PPRuNe Forums - View Single Post - Fuel Management in GA Aircraft
View Single Post
Old 5th Sep 2003, 03:09
  #3 (permalink)  
FlyingForFun

Why do it if it's not fun?
 
Join Date: Jul 2001
Location: Bournemouth
Posts: 4,779
Likes: 0
Received 0 Likes on 0 Posts
1. Fuel required for flight. I know the approximate range of the aircraft I regularly fly. If my flight is going to be at least 2 hours less than the fuel I'm carrying, I don't bother working anything out. Otherwise, get out a plog (the chances are it's a long enough trip that I've done a full plog anyway) and work it out more accurately.

2. In the Europa - the fuel guage is a capacitance-type guage, and so is pretty reliable. There is absolutely no other way of checking the fuel, so I have to rely on the guage. I have about an hour in the reserve tank in case the guage turns out to be faulty and it all goes quiet. In every other aircraft I've ever flown, I check the fuel visually before I fly.

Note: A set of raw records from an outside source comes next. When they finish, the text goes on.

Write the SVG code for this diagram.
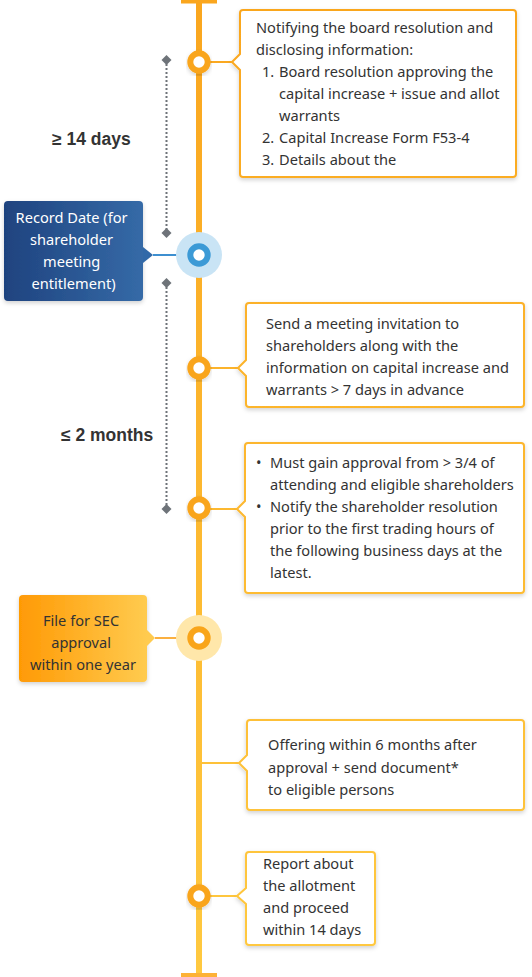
<svg xmlns="http://www.w3.org/2000/svg" width="532" height="977" viewBox="0 0 532 977">
<defs>
<linearGradient id="lineGrad" gradientUnits="userSpaceOnUse" x1="0" y1="0" x2="0" y2="977">
<stop offset="0" stop-color="#FAA61E"/>
<stop offset="1" stop-color="#FFC940"/>
</linearGradient>
<linearGradient id="blueGrad" x1="0" y1="0" x2="1" y2="0">
<stop offset="0" stop-color="#1F437F"/>
<stop offset="1" stop-color="#356AA7"/>
</linearGradient>
<linearGradient id="orangeGrad" x1="0" y1="0" x2="1" y2="0">
<stop offset="0" stop-color="#FF9A05"/>
<stop offset="1" stop-color="#FFCB4F"/>
</linearGradient>
<filter id="shadow" x="-20%" y="-20%" width="140%" height="150%">
<feDropShadow dx="0" dy="2" stdDeviation="2" flood-color="#000" flood-opacity="0.18"/>
</filter>
<marker id="diamond" viewBox="-6 -6 12 12" markerWidth="12" markerHeight="12" refX="0" refY="0" markerUnits="userSpaceOnUse">
<path d="M0,-5 L5,0 L0,5 L-5,0 Z" fill="#6E7379"/>
</marker>
<style>
.body{font-family:"Noto Sans","Open Sans",sans-serif;font-size:14.6px;fill:#333;}
.lab{font-family:"Liberation Sans",Arial,sans-serif;font-size:17.5px;font-weight:bold;fill:#333;}
.box{fill:#fff;stroke:url(#lineGrad);stroke-width:2;filter:url(#shadow);}
.conn{stroke:url(#lineGrad);stroke-width:2;fill:none;}
.ring{fill:#fff;stroke:#F9A51E;stroke-width:6;filter:url(#shadow);}
.dots{stroke:#6E7379;stroke-width:2;stroke-dasharray:2 2;fill:none;marker-start:url(#diamond);marker-end:url(#diamond);}
</style>
</defs>

<g id="timeline">
<rect x="196" y="0" width="6" height="975" fill="url(#lineGrad)"/>
<rect x="181" y="0" width="36" height="3.5" fill="#FAA61E"/>
<rect x="181" y="973" width="36" height="4" fill="#FDB236"/>
</g>

<g id="connectors">
<line class="conn" x1="202" y1="62" x2="233" y2="62"/>
<line x1="153" y1="255" x2="178" y2="255" stroke="#3D8FD0" stroke-width="2"/>
<line class="conn" x1="202" y1="368" x2="239" y2="368"/>
<line class="conn" x1="202" y1="509" x2="238" y2="509"/>
<line x1="155" y1="638" x2="178" y2="638" stroke="#FBB040" stroke-width="2"/>
<line class="conn" x1="202" y1="763" x2="240" y2="763"/>
<line class="conn" x1="202" y1="896" x2="238" y2="896"/>
<path class="dots" d="M166.5,60 V233"/>
<path class="dots" d="M166.5,283 V509"/>
</g>

<g id="labels">
<text class="lab" x="52" y="145">≥ 14 days</text>
<text class="lab" x="61" y="441">≤ 2 months</text>
</g>

<g id="circle1"><circle class="ring" cx="199" cy="62" r="8.7"/></g>
<g id="circle-record">
<circle cx="199" cy="255" r="23" fill="#C9E4F5"/>
<circle cx="199" cy="255" r="8.7" fill="#fff" stroke="#3C9AD6" stroke-width="6"/>
</g>
<g id="circle3"><circle class="ring" cx="199" cy="368" r="8.7"/></g>
<g id="circle4"><circle class="ring" cx="199" cy="508" r="8.7"/></g>
<g id="circle-sec">
<circle cx="199" cy="638" r="23" fill="#FFE7AA"/>
<circle cx="199" cy="638" r="8.7" fill="#fff" stroke="#F9A51A" stroke-width="6"/>
</g>
<g id="circle7"><circle class="ring" cx="199" cy="896" r="8.7"/></g>

<g id="node-board">
<path class="box" d="M243,10 H513 Q516,10 516,13 V174 Q516,177 513,177 H243 Q240,177 240,174 V70 L232,62 L240,54 V13 Q240,10 243,10 Z"/>
<text class="body">
<tspan x="256" y="33">Notifying the board resolution and</tspan>
<tspan x="256" y="55">disclosing information:</tspan>
<tspan x="262" y="77">1.</tspan><tspan x="279" y="77">Board resolution approving the</tspan>
<tspan x="279" y="99">capital increase + issue and allot</tspan>
<tspan x="279" y="121">warrants</tspan>
<tspan x="262" y="143">2.</tspan><tspan x="279" y="143">Capital Increase Form F53-4</tspan>
<tspan x="262" y="165">3.</tspan><tspan x="279" y="165">Details about the</tspan>
</text>
</g>

<g id="node-record">
<rect x="4" y="201" width="139" height="100" rx="4" fill="url(#blueGrad)" filter="url(#shadow)"/>
<path d="M143,247 L153,255 L143,263 Z" fill="#3169A8"/>
<text class="body" text-anchor="middle" style="fill:#fff">
<tspan x="73.5" y="223">Record Date (for</tspan>
<tspan x="73.5" y="245">shareholder</tspan>
<tspan x="73.5" y="267">meeting</tspan>
<tspan x="73.5" y="289">entitlement)</tspan>
</text>
</g>

<g id="node-invite">
<path class="box" d="M249,303 H521 Q524,303 524,306 V404 Q524,407 521,407 H249 Q246,407 246,404 V376 L238,368 L246,360 V306 Q246,303 249,303 Z"/>
<text class="body">
<tspan x="266" y="329">Send a meeting invitation to</tspan>
<tspan x="266" y="351">shareholders along with the</tspan>
<tspan x="266" y="373">information on capital increase and</tspan>
<tspan x="266" y="395">warrants &gt; 7 days in advance</tspan>
</text>
</g>

<g id="node-approval">
<path class="box" d="M248,443 H521 Q524,443 524,446 V590 Q524,593 521,593 H248 Q245,593 245,590 V517 L237,509 L245,501 V446 Q245,443 248,443 Z"/>
<text class="body">
<tspan x="256" y="468">•</tspan><tspan x="270" y="468">Must gain approval from &gt; 3/4 of</tspan>
<tspan x="270" y="490">attending and eligible shareholders</tspan>
<tspan x="256" y="512">•</tspan><tspan x="270" y="512">Notify the shareholder resolution</tspan>
<tspan x="270" y="534">prior to the first trading hours of</tspan>
<tspan x="270" y="556">the following business days at the</tspan>
<tspan x="270" y="578">latest.</tspan>
</text>
</g>

<g id="node-sec">
<rect x="19" y="595" width="128" height="87" rx="4" fill="url(#orangeGrad)" filter="url(#shadow)"/>
<path d="M147,630 L155,638 L147,646 Z" fill="#FFCB4F"/>
<text class="body" text-anchor="middle">
<tspan x="83" y="626">File for SEC</tspan>
<tspan x="83" y="648">approval</tspan>
<tspan x="83" y="670">within one year</tspan>
</text>
</g>

<g id="node-offering">
<path class="box" d="M250,720 H521 Q524,720 524,723 V807 Q524,810 521,810 H250 Q247,810 247,807 V771 L239,763 L247,755 V723 Q247,720 250,720 Z"/>
<text class="body">
<tspan x="268" y="750">Offering within 6 months after</tspan>
<tspan x="268" y="772.5">approval + send document*</tspan>
<tspan x="268" y="795">to eligible persons</tspan>
</text>
</g>

<g id="node-report">
<path class="box" d="M249,852 H372 Q375,852 375,855 V942 Q375,945 372,945 H249 Q246,945 246,942 V904 L237,896 L246,888 V855 Q246,852 249,852 Z"/>
<text class="body">
<tspan x="263" y="869">Report about</tspan>
<tspan x="263" y="891">the allotment</tspan>
<tspan x="263" y="913">and proceed</tspan>
<tspan x="263" y="935">within 14 days</tspan>
</text>
</g>
</svg>
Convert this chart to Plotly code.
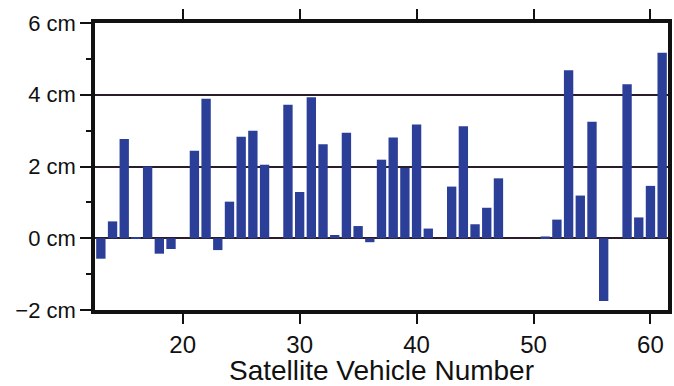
import plotly.graph_objects as go

# Per-satellite offsets (cm) by satellite vehicle number
sv_numbers = [13, 14, 15, 16, 17, 18, 19, 21, 22, 23, 24, 25, 26, 27,
              29, 30, 31, 32, 33, 34, 35, 36, 37, 38, 39, 40, 41,
              43, 44, 45, 46, 47, 51, 52, 53, 54, 55, 56, 58, 59, 60, 61]
offsets_cm = [-0.57, 0.47, 2.77, 0.02, 2.00, -0.43, -0.30, 2.44, 3.89, -0.33, 1.02, 2.83, 3.00, 2.05,
              3.72, 1.29, 3.93, 2.62, 0.09, 2.94, 0.34, -0.11, 2.19, 2.81, 1.96, 3.17, 0.27,
              1.44, 3.12, 0.39, 0.85, 1.67, 0.05, 0.52, 4.68, 1.19, 3.25, -1.75, 4.29, 0.58, 1.46, 5.17]

x_ticks = [20, 30, 40, 50, 60]
y_ticks = [-2, 0, 2, 4, 6]
y_tick_labels = ["\u22122 cm", "0 cm", "2 cm", "4 cm", "6 cm"]
y_minor_ticks = [-1, 1, 3, 5]

bar_color = "#2c3f98"
ink = "#111111"
grid_color = "#2a1c2a"

fig = go.Figure(
    go.Bar(
        x=sv_numbers,
        y=offsets_cm,
        width=0.8,
        marker=dict(color=bar_color, line=dict(width=0)),
        hoverinfo="x+y",
    )
)

fig.update_layout(
    width=674,
    height=386,
    margin=dict(l=95, r=2, t=23, b=75),
    paper_bgcolor="white",
    plot_bgcolor="white",
    showlegend=False,
    font=dict(family="Liberation Sans, Arial, sans-serif", color=ink, size=22),
)

fig.update_xaxes(
    range=[12.5, 61.5],
    tickvals=x_ticks,
    ticks="outside",
    ticklen=10,
    tickwidth=2,
    tickcolor=ink,
    showline=True,
    linewidth=3.5,
    linecolor=ink,
    mirror="ticks",
    showgrid=False,
    zeroline=False,
    tickfont=dict(size=24),
    title=dict(text="Satellite Vehicle Number", font=dict(size=28), standoff=7),
)

fig.update_yaxes(
    range=[-2, 6],
    tickvals=y_ticks,
    ticktext=y_tick_labels,
    ticks="outside",
    ticklen=11,
    tickwidth=2,
    tickcolor=ink,
    showline=True,
    linewidth=3.5,
    linecolor=ink,
    mirror=True,
    showgrid=True,
    gridcolor=grid_color,
    gridwidth=2,
    zeroline=True,
    zerolinecolor=grid_color,
    zerolinewidth=2,
    tickfont=dict(size=22),
    minor=dict(tickvals=y_minor_ticks, ticks="outside", ticklen=5, tickwidth=2,
               tickcolor=ink, showgrid=False),
)

fig.write_html("out.html")
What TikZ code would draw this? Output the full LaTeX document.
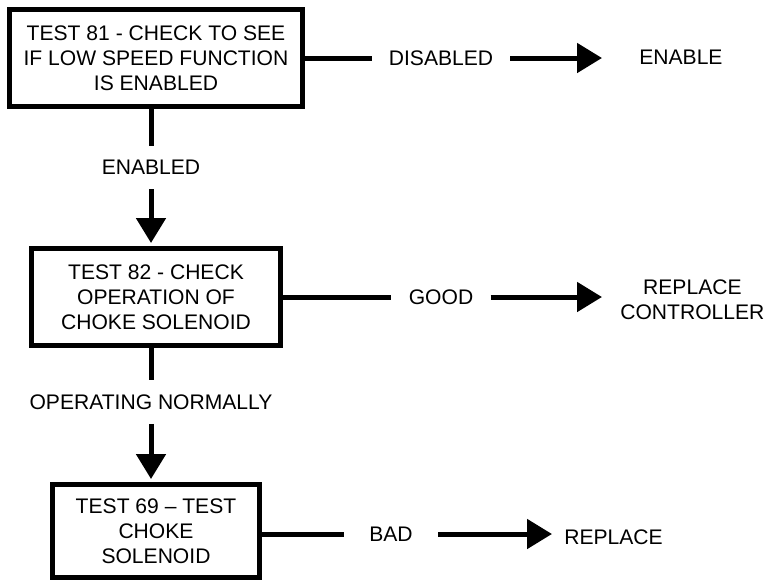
\documentclass[tikz,border=0pt]{standalone}
\usepackage{fontspec}
\setmainfont{Liberation Sans}
\usetikzlibrary{arrows.meta}
\tikzset{
  prueba/.style={rectangle, draw=black, line width=0.1cm, align=center, inner sep=0pt},
  etiqueta/.style={inner xsep=0.34cm, inner ysep=0.28cm},
  destino/.style={inner sep=0pt, align=center, anchor=west},
  linea/.style={line width=0.1cm},
  flecha/.style={line width=0.1cm, -{Triangle[length=0.5cm, width=0.58cm]}}
}

\begin{document}
\begin{tikzpicture}[x=0.02cm, y=-0.02cm, font=\fontsize{12pt}{14.2pt}\selectfont]

    \useasboundingbox (0,0) rectangle (768,582);

    % 1. Cajas de las pruebas
    \node[prueba, minimum width=5.86cm, minimum height=1.96cm] (t81) at (156,58) {TEST 81 - CHECK TO SEE\\IF LOW SPEED FUNCTION\\IS ENABLED};
    \node[prueba, minimum width=4.98cm, minimum height=1.94cm] (t82) at (156,297) {TEST 82 - CHECK\\OPERATION OF\\CHOKE SOLENOID};
    \node[prueba, minimum width=4.14cm, minimum height=1.86cm] (t69) at (156,531) {TEST 69 – TEST\\CHOKE\\SOLENOID};

    % 2. Etiquetas sobre las líneas
    \node[etiqueta] (disabled) at (441,58) {DISABLED};
    \node[etiqueta] (enabled) at (151,167.5) {ENABLED};
    \node[etiqueta] (good) at (441,297) {GOOD};
    \node[etiqueta] (opnormal) at (151,402) {OPERATING NORMALLY};
    \node[etiqueta, inner xsep=0.5cm] (bad) at (391,534) {BAD};

    % 3. Acciones finales
    \node[destino] (enable) at (639,57) {ENABLE};
    \node[destino] (replctrl) at (620,300) {REPLACE\\CONTROLLER};
    \node[destino] (replace) at (564,537) {REPLACE};

    % 4. Conexiones
    \draw[linea] (t81) -- (disabled);
    \draw[flecha, shorten >=0.74cm] (disabled) -- (disabled -| enable.west);
    \draw[linea] (t81.south -| enabled) -- (enabled);
    \draw[flecha, shorten >=0.06cm] (enabled) -- (enabled |- t82.north);

    \draw[linea] (t82) -- (good);
    \draw[flecha, shorten >=0.36cm] (good) -- (good -| replctrl.west);
    \draw[linea] (t82.south -| opnormal) -- (opnormal);
    \draw[flecha, shorten >=0.06cm] (opnormal) -- (opnormal |- t69.north);

    \draw[linea] (t69.east |- bad) -- (bad);
    \draw[flecha, shorten >=0.24cm] (bad) -- (bad -| replace.west);

\end{tikzpicture}
\end{document}
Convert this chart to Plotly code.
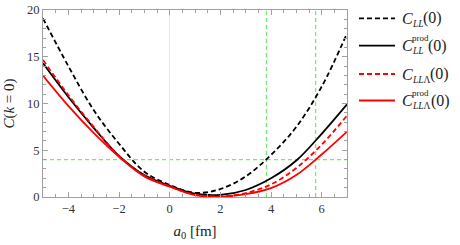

When I uplift fuel, I always fill the tanks to the top - this avoids any doubt about how much fuel there is. Two exceptions are when weight+balance is an issue (I fill to my w+b limit, minus a bit in case I eat too many pies at my destination), and refuelling the Europa at the end of the flight (group policy is to re-fuel to the 3/4 mark on the fuel guage to ensure the next pilot doesn't have a w+b problem).

3. Check the guages regularly (every 15 mins or so). Check that they read roughly what I'd expect them to read at this stage during the flight. There's not much more you can do, is there? If I have multiple fuel tanks to choose between (a la PA28), I usually change tanks every 30 minutes or so. Most of the trips I've done in this type of aircraft, there's been enough fuel in either tank to last the entire journey, so if I screw up en-route it doesn't really matter. I've done a couple of longer trips - a 400nm trip in an Arrow where I had to change fuel tanks several times springs to mind - where I've noted down the time and which tank I've selected each time I changed tank, so that if there was any confusion about how much fuel was remaining later in the flight I'd be able to work it out. But it's rare for me to fly the kind of trip where this is necessary.

Very good thread subject - interesting to see how others' habits vary from mine.